## EXERCISE OBJECTIVE
Set each record down exactly, excluding all images.

########

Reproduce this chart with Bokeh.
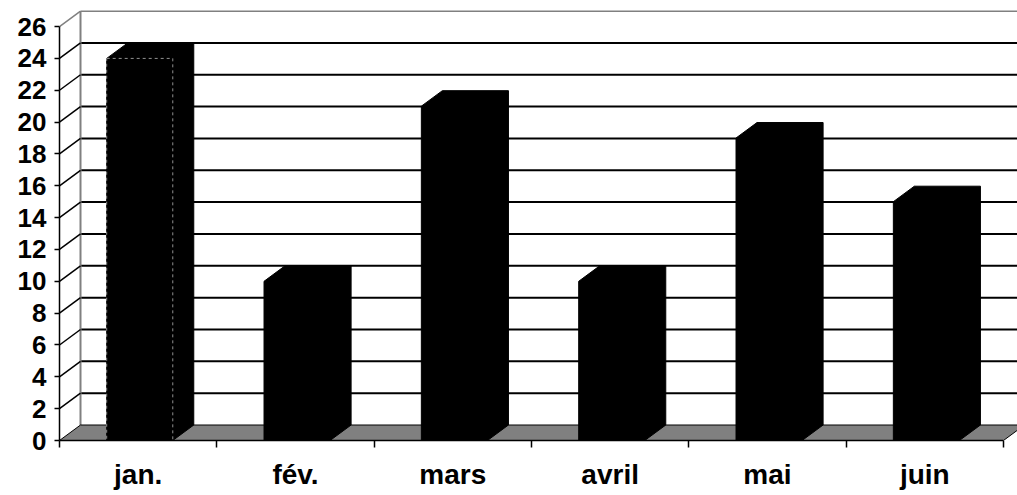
from bokeh.plotting import figure
from bokeh.models import Range1d, FixedTicker, LinearAxis
from bokeh.embed import file_html
from bokeh.resources import INLINE

# ---- data ----
months = ["jan.", "fév.", "mars", "avril", "mai", "juin"]
values = [24, 10, 21, 10, 19, 15]
y_ticks = list(range(0, 27, 2))

# ---- layout / 3D projection constants ----
W, H = 1017, 495
LEFT, TOP, BOTTOM = 59, 10, 55
PX_CAT = 157.33      # pixels per category
PX_UNIT = 15.92      # pixels per value unit
frame_w = W - LEFT
frame_h = H - TOP - BOTTOM
DX = 21 / PX_CAT     # depth offset (x, data units)
DY = 15.5 / PX_UNIT  # depth offset (y, data units)
BAR_L, BAR_W = 0.30, 0.42
n = len(months)
ymax = y_ticks[-1]
xr = frame_w / PX_CAT

FONT = "Liberation Sans"

p = figure(width=W, height=H,
           x_range=Range1d(0, xr), y_range=Range1d(0, frame_h / PX_UNIT),
           output_backend="svg", toolbar_location=None,
           min_border_left=LEFT, min_border_right=0,
           min_border_top=TOP, min_border_bottom=BOTTOM,
           x_axis_type=None, y_axis_type=None)
p.grid.visible = False
p.outline_line_color = None
p.background_fill_color = "white"
p.border_fill_color = "white"

# back wall gridlines
inner = y_ticks[1:-1]
p.segment(x0=[DX] * len(inner), y0=[v + DY for v in inner],
          x1=[xr] * len(inner), y1=[v + DY for v in inner],
          line_color="#000000", line_width=2)
# back wall top and left edges (gray)
p.segment(x0=[DX], y0=[ymax + DY], x1=[xr], y1=[ymax + DY],
          line_color="#808080", line_width=2)
p.segment(x0=[DX], y0=[DY], x1=[DX], y1=[ymax + DY],
          line_color="#808080", line_width=2)
# side wall diagonals
p.segment(x0=[0] * len(inner), y0=inner,
          x1=[DX] * len(inner), y1=[v + DY for v in inner],
          line_color="#000000", line_width=1.5)
p.segment(x0=[0], y0=[ymax], x1=[DX], y1=[ymax + DY],
          line_color="#808080", line_width=1.5)

# floor
p.patch(x=[0, n, n + DX, DX], y=[0, 0, DY, DY],
        fill_color="#808080", line_color="#000000", line_width=1)

# 3D bars
xs, ys = [], []
for i, v in enumerate(values):
    x0 = i + BAR_L
    x1 = x0 + BAR_W
    xs.append([x0, x1, x1 + DX, x1 + DX, x0 + DX, x0])
    ys.append([0, 0, DY, v + DY, v + DY, v])
p.patches(xs=xs, ys=ys, fill_color="#000000", line_color="#000000", line_width=1)

# selection outline on first bar front face
p.quad(left=[BAR_L], right=[BAR_L + BAR_W], bottom=[0], top=[values[0]],
       fill_color=None, line_color="#909090", line_dash="3 3", line_width=1)

# axes
yaxis = LinearAxis(ticker=FixedTicker(ticks=y_ticks), bounds=(0, ymax),
                   major_tick_out=5, major_tick_in=0,
                   minor_tick_out=0, minor_tick_in=0,
                   major_label_standoff=8,
                   major_label_text_font=FONT,
                   major_label_text_font_style="bold",
                   major_label_text_font_size="26px",
                   major_label_text_color="black",
                   axis_line_color="black", axis_line_width=1.5,
                   major_tick_line_color="black", major_tick_line_width=1.5)
p.add_layout(yaxis, "left")

centers = [i + 0.5 for i in range(n)]
xaxis = LinearAxis(ticker=FixedTicker(ticks=centers, minor_ticks=list(range(n + 1))),
                   bounds=(0, n),
                   major_tick_out=0, major_tick_in=0,
                   minor_tick_out=7, minor_tick_in=0,
                   minor_tick_line_color="black", minor_tick_line_width=1.5,
                   major_label_overrides={c: m for c, m in zip(centers, months)},
                   major_label_standoff=11,
                   major_label_text_font=FONT,
                   major_label_text_font_style="bold",
                   major_label_text_font_size="28px",
                   major_label_text_color="black",
                   axis_line_color="black", axis_line_width=1.5)
p.add_layout(xaxis, "below")

open("out.html", "w").write(file_html(p, INLINE))
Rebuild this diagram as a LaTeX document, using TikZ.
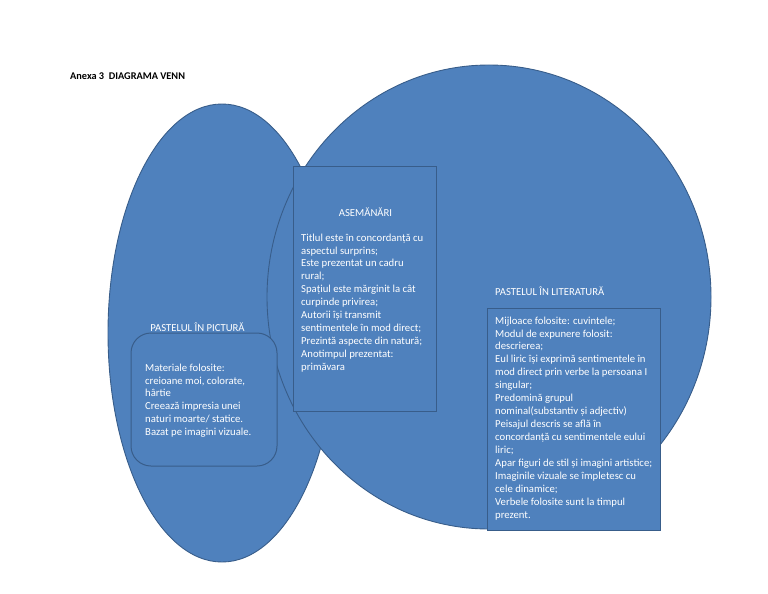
\documentclass[tikz,border=0pt]{standalone}
\usepackage{fontspec}
\setmainfont{Carlito}
\usepackage{tikz}
\usetikzlibrary{shapes.geometric,positioning}
\definecolor{vennfill}{HTML}{4F81BD}
\definecolor{venndraw}{HTML}{385D8A}
\tikzset{
    venn/.style={ellipse, draw=venndraw, fill=vennfill, line width=0.9pt, inner sep=0pt},
    box/.style={rectangle, draw=venndraw, fill=vennfill, line width=1pt, inner sep=0pt},
    txt/.style={text=white, anchor=north west, align=left, inner sep=0pt, font=\fontsize{10.7}{12.93}\selectfont},
    heading/.style={text=white, inner sep=0pt, font=\fontsize{10.7}{12.93}\selectfont}
}

\begin{document}
\begin{tikzpicture}[x=1pt, y=-1pt]
    \useasboundingbox (0,0) rectangle (768,594);
    \node[anchor=west, inner sep=0pt, font=\fontsize{10.3}{12}\selectfont\bfseries] (anexa) at (70,76) {Anexa 3\ \ DIAGRAMA VENN};

    % the two sets
    \node[venn, minimum width=228, minimum height=458] (pictura) at (222,333) {};
    \node[venn, minimum width=444, minimum height=464] (literatura) at (489,297) {};

    % common part
    \node[box, minimum width=143, minimum height=245] (asem) at (364.5,288.5) {};
    \node[heading] (asemtitle) at (365.5,212) {ASEMĂNĂRI};
    \node[txt] (asemtext) at (301,233.5) {Titlul este în concordanță cu\\aspectul surprins;\\Este prezentat un cadru\\rural;\\Spațiul este mărginit la cât\\curpinde privirea;\\Autorii își transmit\\sentimentele în mod direct;\\Prezintă aspecte din natură;\\Anotimpul prezentat:\\primăvara};

    % painting
    \node[heading] (picttitle) at (197.5,327) {PASTELUL ÎN PICTURĂ};
    \node[box, rounded corners=20, minimum width=146, minimum height=133] (pictbox) at (204,399.5) {};
    \node[txt] (picttext) at (145,363.5) {Materiale folosite:\\creioane moi, colorate,\\hârtie\\Creează impresia unei\\naturi moarte/ statice.\\Bazat pe imagini vizuale.};

    % literature
    \node[heading, anchor=west] (littitle) at (495,291) {PASTELUL ÎN LITERATURĂ};
    \node[box, minimum width=173, minimum height=222] (litbox) at (573.5,419) {};
    \node[txt] (littext) at (495,316.5) {Mijloace folosite: cuvintele;\\Modul de expunere folosit:\\descrierea;\\Eul liric își exprimă sentimentele în\\mod direct prin verbe la persoana I\\singular;\\Predomină grupul\\nominal(substantiv și adjectiv)\\Peisajul descris se află în\\concordanță cu sentimentele eului\\liric;\\Apar figuri de stil și imagini artistice;\\Imaginile vizuale se împletesc cu\\cele dinamice;\\Verbele folosite sunt la timpul\\prezent.};
\end{tikzpicture}
\end{document}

########

## THE REPLY
Reproduce this chart with Bokeh.
from bokeh.plotting import figure
from bokeh.models import Range1d, FixedTicker, LinearAxis
from bokeh.embed import file_html
from bokeh.resources import INLINE

# ---- data ----
months = ["jan.", "fév.", "mars", "avril", "mai", "juin"]
values = [24, 10, 21, 10, 19, 15]
y_ticks = list(range(0, 27, 2))

# ---- layout / 3D projection constants ----
W, H = 1017, 495
LEFT, TOP, BOTTOM = 59, 10, 55
PX_CAT = 157.33      # pixels per category
PX_UNIT = 15.92      # pixels per value unit
frame_w = W - LEFT
frame_h = H - TOP - BOTTOM
DX = 21 / PX_CAT     # depth offset (x, data units)
DY = 15.5 / PX_UNIT  # depth offset (y, data units)
BAR_L, BAR_W = 0.30, 0.42
n = len(months)
ymax = y_ticks[-1]
xr = frame_w / PX_CAT

FONT = "Liberation Sans"

p = figure(width=W, height=H,
           x_range=Range1d(0, xr), y_range=Range1d(0, frame_h / PX_UNIT),
           output_backend="svg", toolbar_location=None,
           min_border_left=LEFT, min_border_right=0,
           min_border_top=TOP, min_border_bottom=BOTTOM,
           x_axis_type=None, y_axis_type=None)
p.grid.visible = False
p.outline_line_color = None
p.background_fill_color = "white"
p.border_fill_color = "white"

# back wall gridlines
inner = y_ticks[1:-1]
p.segment(x0=[DX] * len(inner), y0=[v + DY for v in inner],
          x1=[xr] * len(inner), y1=[v + DY for v in inner],
          line_color="#000000", line_width=2)
# back wall top and left edges (gray)
p.segment(x0=[DX], y0=[ymax + DY], x1=[xr], y1=[ymax + DY],
          line_color="#808080", line_width=2)
p.segment(x0=[DX], y0=[DY], x1=[DX], y1=[ymax + DY],
          line_color="#808080", line_width=2)
# side wall diagonals
p.segment(x0=[0] * len(inner), y0=inner,
          x1=[DX] * len(inner), y1=[v + DY for v in inner],
          line_color="#000000", line_width=1.5)
p.segment(x0=[0], y0=[ymax], x1=[DX], y1=[ymax + DY],
          line_color="#808080", line_width=1.5)

# floor
p.patch(x=[0, n, n + DX, DX], y=[0, 0, DY, DY],
        fill_color="#808080", line_color="#000000", line_width=1)

# 3D bars
xs, ys = [], []
for i, v in enumerate(values):
    x0 = i + BAR_L
    x1 = x0 + BAR_W
    xs.append([x0, x1, x1 + DX, x1 + DX, x0 + DX, x0])
    ys.append([0, 0, DY, v + DY, v + DY, v])
p.patches(xs=xs, ys=ys, fill_color="#000000", line_color="#000000", line_width=1)

# selection outline on first bar front face
p.quad(left=[BAR_L], right=[BAR_L + BAR_W], bottom=[0], top=[values[0]],
       fill_color=None, line_color="#909090", line_dash="3 3", line_width=1)

# axes
yaxis = LinearAxis(ticker=FixedTicker(ticks=y_ticks), bounds=(0, ymax),
                   major_tick_out=5, major_tick_in=0,
                   minor_tick_out=0, minor_tick_in=0,
                   major_label_standoff=8,
                   major_label_text_font=FONT,
                   major_label_text_font_style="bold",
                   major_label_text_font_size="26px",
                   major_label_text_color="black",
                   axis_line_color="black", axis_line_width=1.5,
                   major_tick_line_color="black", major_tick_line_width=1.5)
p.add_layout(yaxis, "left")

centers = [i + 0.5 for i in range(n)]
xaxis = LinearAxis(ticker=FixedTicker(ticks=centers, minor_ticks=list(range(n + 1))),
                   bounds=(0, n),
                   major_tick_out=0, major_tick_in=0,
                   minor_tick_out=7, minor_tick_in=0,
                   minor_tick_line_color="black", minor_tick_line_width=1.5,
                   major_label_overrides={c: m for c, m in zip(centers, months)},
                   major_label_standoff=11,
                   major_label_text_font=FONT,
                   major_label_text_font_style="bold",
                   major_label_text_font_size="28px",
                   major_label_text_color="black",
                   axis_line_color="black", axis_line_width=1.5)
p.add_layout(xaxis, "below")

open("out.html", "w").write(file_html(p, INLINE))
Rebuild this diagram as a LaTeX document, using TikZ.
\documentclass[tikz,border=0pt]{standalone}
\usepackage{fontspec}
\setmainfont{Carlito}
\usepackage{tikz}
\usetikzlibrary{shapes.geometric,positioning}
\definecolor{vennfill}{HTML}{4F81BD}
\definecolor{venndraw}{HTML}{385D8A}
\tikzset{
    venn/.style={ellipse, draw=venndraw, fill=vennfill, line width=0.9pt, inner sep=0pt},
    box/.style={rectangle, draw=venndraw, fill=vennfill, line width=1pt, inner sep=0pt},
    txt/.style={text=white, anchor=north west, align=left, inner sep=0pt, font=\fontsize{10.7}{12.93}\selectfont},
    heading/.style={text=white, inner sep=0pt, font=\fontsize{10.7}{12.93}\selectfont}
}

\begin{document}
\begin{tikzpicture}[x=1pt, y=-1pt]
    \useasboundingbox (0,0) rectangle (768,594);
    \node[anchor=west, inner sep=0pt, font=\fontsize{10.3}{12}\selectfont\bfseries] (anexa) at (70,76) {Anexa 3\ \ DIAGRAMA VENN};

    % the two sets
    \node[venn, minimum width=228, minimum height=458] (pictura) at (222,333) {};
    \node[venn, minimum width=444, minimum height=464] (literatura) at (489,297) {};

    % common part
    \node[box, minimum width=143, minimum height=245] (asem) at (364.5,288.5) {};
    \node[heading] (asemtitle) at (365.5,212) {ASEMĂNĂRI};
    \node[txt] (asemtext) at (301,233.5) {Titlul este în concordanță cu\\aspectul surprins;\\Este prezentat un cadru\\rural;\\Spațiul este mărginit la cât\\curpinde privirea;\\Autorii își transmit\\sentimentele în mod direct;\\Prezintă aspecte din natură;\\Anotimpul prezentat:\\primăvara};

    % painting
    \node[heading] (picttitle) at (197.5,327) {PASTELUL ÎN PICTURĂ};
    \node[box, rounded corners=20, minimum width=146, minimum height=133] (pictbox) at (204,399.5) {};
    \node[txt] (picttext) at (145,363.5) {Materiale folosite:\\creioane moi, colorate,\\hârtie\\Creează impresia unei\\naturi moarte/ statice.\\Bazat pe imagini vizuale.};

    % literature
    \node[heading, anchor=west] (littitle) at (495,291) {PASTELUL ÎN LITERATURĂ};
    \node[box, minimum width=173, minimum height=222] (litbox) at (573.5,419) {};
    \node[txt] (littext) at (495,316.5) {Mijloace folosite: cuvintele;\\Modul de expunere folosit:\\descrierea;\\Eul liric își exprimă sentimentele în\\mod direct prin verbe la persoana I\\singular;\\Predomină grupul\\nominal(substantiv și adjectiv)\\Peisajul descris se află în\\concordanță cu sentimentele eului\\liric;\\Apar figuri de stil și imagini artistice;\\Imaginile vizuale se împletesc cu\\cele dinamice;\\Verbele folosite sunt la timpul\\prezent.};
\end{tikzpicture}
\end{document}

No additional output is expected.